Sir Brian Leveson: "I am sorry, this question has - [long pause]
Tracey Crouch: Flummoxed?
Sir Brian Leveson: No, that is not - "
John Whittingdale (Chair) then intervened, "Sir Brian, I begin to get nervous when we talk about matters that should be or could be the subject of criminal action. I rely on you as rather better informed than me to warn us if we are straying into areas we should not.
Q833 "Tracey Crouch: I will curb my questions on that matter... Given my previous question and given ongoing concerns, not to mention the Daniel Morgan case that you reference once in your report, do you think the Met Police were, in fact, the right police force to conduct the current operations into journalist activities?"
Sir Brian Leveson: "I am not going to comment on that.

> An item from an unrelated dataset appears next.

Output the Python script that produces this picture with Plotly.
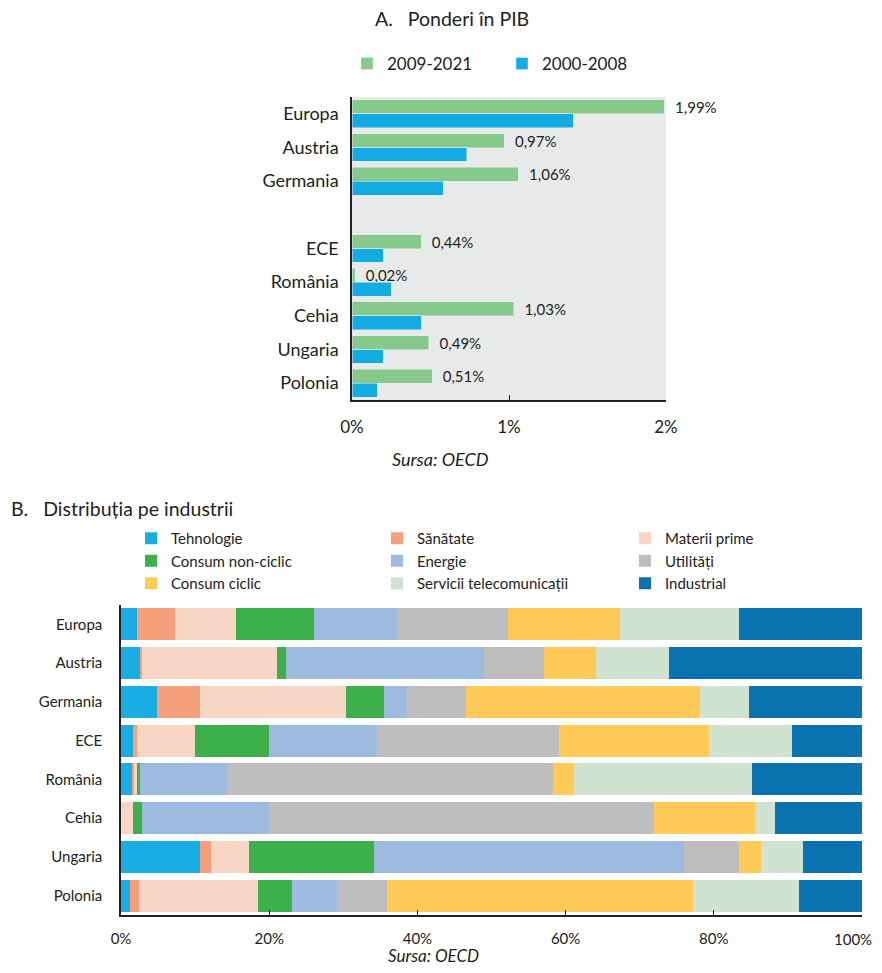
import plotly.graph_objects as go

# Panel A: ponderi in PIB (%)
countries_a = ['Europa', 'Austria', 'Germania', ' ', 'ECE', 'România', 'Cehia', 'Ungaria', 'Polonia']
period_recent = [1.99, 0.97, 1.06, None, 0.44, 0.02, 1.03, 0.49, 0.51]
period_old = [1.41, 0.73, 0.58, None, 0.20, 0.25, 0.44, 0.20, 0.16]

# Panel B: distributia pe industrii (%)
countries_b = ['Europa', 'Austria', 'Germania', 'ECE', 'România', 'Cehia', 'Ungaria', 'Polonia']
tehnologie = [2.1, 2.5, 4.9, 1.6, 1.6, 0.0, 10.7, 1.2]
sanatate = [5.2, 0.3, 5.8, 0.6, 0.1, 0.0, 1.5, 1.2]
materii_prime = [8.2, 18.2, 19.6, 7.8, 0.4, 1.6, 5.1, 16.1]
consum_nonciclic = [10.5, 1.2, 5.2, 10.0, 0.5, 1.2, 16.8, 4.6]
energie = [11.3, 26.8, 3.1, 14.5, 11.7, 17.2, 41.9, 6.1]
utilitati = [14.9, 8.1, 7.9, 24.6, 44.0, 51.9, 7.4, 6.7]
consum_ciclic = [15.2, 7.0, 31.6, 20.3, 2.8, 13.6, 3.0, 41.3]
telecom = [16.0, 9.8, 6.7, 11.1, 24.1, 2.8, 5.6, 14.3]
industrial = [16.6, 26.1, 15.2, 9.5, 14.8, 11.7, 8.0, 8.5]

PAGE_OFFSET = 8  # default body margin of the html page
# keep the whole page inside the window
W, H = 882 - PAGE_OFFSET, 973 - 2 * PAGE_OFFSET
FONT = 'Lato'


def px_x(x):
    # screen pixel -> paper coordinate
    return (x - PAGE_OFFSET) / W


def px_y(y):
    return 1 - (y - PAGE_OFFSET) / H


def fmt(v):
    # small gap between bar end and label, like the original
    return '\u00a0\u00a0' + f'{v:.2f}'.replace('.', ',') + '%'


fig = go.Figure()

# Panel A bars
fig.add_trace(go.Bar(
    y=countries_a, x=period_recent, name='2009-2021', orientation='h',
    marker_color='#85C98B',
    text=[fmt(v) if v is not None else '' for v in period_recent],
    textposition='outside', cliponaxis=False, constraintext='none',
    textfont=dict(size=15, color='#222'),
    offsetgroup='recent',
    xaxis='x', yaxis='y', legend='legend',
))
fig.add_trace(go.Bar(
    y=countries_a, x=period_old, name='2000-2008', orientation='h',
    marker_color='#12ACE3',
    offsetgroup='old',
    xaxis='x', yaxis='y', legend='legend',
))

# Panel B stacked bars; legend columns follow the reference layout
industries = [
    ('Tehnologie', tehnologie, '#1AADE3', 'legend2'),
    ('Sănătate', sanatate, '#F5A07A', 'legend3'),
    ('Materii prime', materii_prime, '#F8D6C6', 'legend4'),
    ('Consum non-ciclic', consum_nonciclic, '#3DB04B', 'legend2'),
    ('Energie', energie, '#9DBBDF', 'legend3'),
    ('Utilități', utilitati, '#BEBEBE', 'legend4'),
    ('Consum ciclic', consum_ciclic, '#FFCA57', 'legend2'),
    ('Servicii telecomunicații', telecom, '#D0E3D1', 'legend3'),
    ('Industrial', industrial, '#0B72B0', 'legend4'),
]
for name, vals, color, leg in industries:
    fig.add_trace(go.Bar(
        y=countries_b, x=vals, name=name, orientation='h',
        marker=dict(color=color, line=dict(width=0)),
        offsetgroup='b',
        xaxis='x2', yaxis='y2', legend=leg,
    ))

legend_common = dict(
    orientation='v', traceorder='normal', bgcolor='rgba(0,0,0,0)',
    font=dict(family=FONT, size=15, color='#222'),
    yanchor='top', xanchor='left', tracegroupgap=0,
)

fig.update_layout(
    width=W, height=H,
    margin=dict(l=0, r=0, t=0, b=0, autoexpand=False),
    paper_bgcolor='white',
    plot_bgcolor='white',
    font=dict(family=FONT, size=14, color='#222'),
    barmode='stack',
    bargap=0.17,
    bargroupgap=0,
    showlegend=True,
    # panel A
    xaxis=dict(
        domain=[px_x(352), px_x(666)], anchor='y', range=[0, 2],
        tickvals=[0, 1, 2], ticktext=['0%', '1%', '2%'],
        ticks='inside', ticklen=5, tickcolor='#222',
        showline=True, linecolor='#222', linewidth=1.5,
        showgrid=False, zeroline=False, ticklabelstandoff=11,
        tickfont=dict(size=17),
    ),
    yaxis=dict(
        domain=[px_y(400), px_y(97)], anchor='x', type='category',
        categoryorder='array', categoryarray=countries_a,
        autorange='reversed', showline=True, linecolor='#222', linewidth=1.5,
        showgrid=False, ticks='', ticklabelstandoff=8,
        tickfont=dict(size=18),
    ),
    # panel B (last label "100%" is an annotation so it is not cut at the page edge)
    xaxis2=dict(
        domain=[px_x(121), px_x(862)], anchor='y2', range=[0, 100],
        tickvals=[0, 20, 40, 60, 80, 100],
        ticktext=['0%', '20%', '40%', '60%', '80%', ''],
        ticks='inside', ticklen=5, tickcolor='#222',
        showline=True, linecolor='#222', linewidth=1.5,
        showgrid=True, gridcolor='white', zeroline=False,
        ticklabelstandoff=9, tickfont=dict(size=15),
    ),
    yaxis2=dict(
        domain=[px_y(915), px_y(605)], anchor='x2', type='category',
        categoryorder='array', categoryarray=countries_b,
        autorange='reversed', showline=True, linecolor='#222', linewidth=1.5,
        showgrid=False, ticks='', ticklabelstandoff=14,
        tickfont=dict(size=15),
    ),
    legend=dict(
        orientation='h', x=px_x(347), y=px_y(46), xanchor='left', yanchor='top',
        entrywidth=110, font=dict(family=FONT, size=17, color='#222'),
        bgcolor='rgba(0,0,0,0)', traceorder='normal',
    ),
    legend2=dict(x=px_x(131), y=px_y(522), **legend_common),
    legend3=dict(x=px_x(377), y=px_y(522), **legend_common),
    legend4=dict(x=px_x(625), y=px_y(522), **legend_common),
    annotations=[
        dict(text='A.   Ponderi în PIB', x=px_x(373), y=px_y(19),
             xref='paper', yref='paper', xanchor='left', yanchor='middle',
             showarrow=False, font=dict(size=19.5, color='#222')),
        dict(text='<i>Sursa: OECD</i>', x=px_x(440), y=px_y(459),
             xref='paper', yref='paper', xanchor='center', yanchor='middle',
             showarrow=False, font=dict(size=18, color='#222')),
        dict(text='B.   Distribuția pe industrii', x=px_x(9), y=px_y(508),
             xref='paper', yref='paper', xanchor='left', yanchor='middle',
             showarrow=False, font=dict(size=19.5, color='#222')),
        dict(text='100%', x=px_x(874), y=px_y(939),
             xref='paper', yref='paper', xanchor='right', yanchor='middle',
             showarrow=False, font=dict(size=15, color='#222')),
        dict(text='<i>Sursa: OECD</i>', x=px_x(386), y=px_y(955),
             xref='paper', yref='paper', xanchor='left', yanchor='middle',
             showarrow=False, font=dict(size=17, color='#222')),
    ],
)

# grey plotting area only for panel A
fig.add_shape(type='rect', xref='x domain', yref='y domain', x0=0, x1=1, y0=0, y1=1,
              fillcolor='#E7EAE9', line_width=0, layer='below')

fig.write_html('out.html')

I do say, which reflects a little bit on your last question, that there were some relationships between the press and very senior officers of the Metropolitan Police of which I was critical, of which you will be aware.
I did not go into too much detail, for reasons that the Chairman has just identified.
The circumstances surrounding the revisiting of Operation Caryatid in 2009 and 2010 are analysed - again I use the adjective tedious - at great length in my report, and the circumstances of the reopening of the investigation in January 2011 are also identified. We are still seeing the consequences flow through the system."
So it might be that the fallout from Hackgate is not over.  John Stevens assertion in Durban in '99 that "while we did deal with the 'rotten apples' the approach did not destroy the tree from which they had been picked" may have been prescient.   His legacy in the form of the MET Management Board he bequeathed to his successor might yet be tested against his yardstick of integrity being non-negotiable.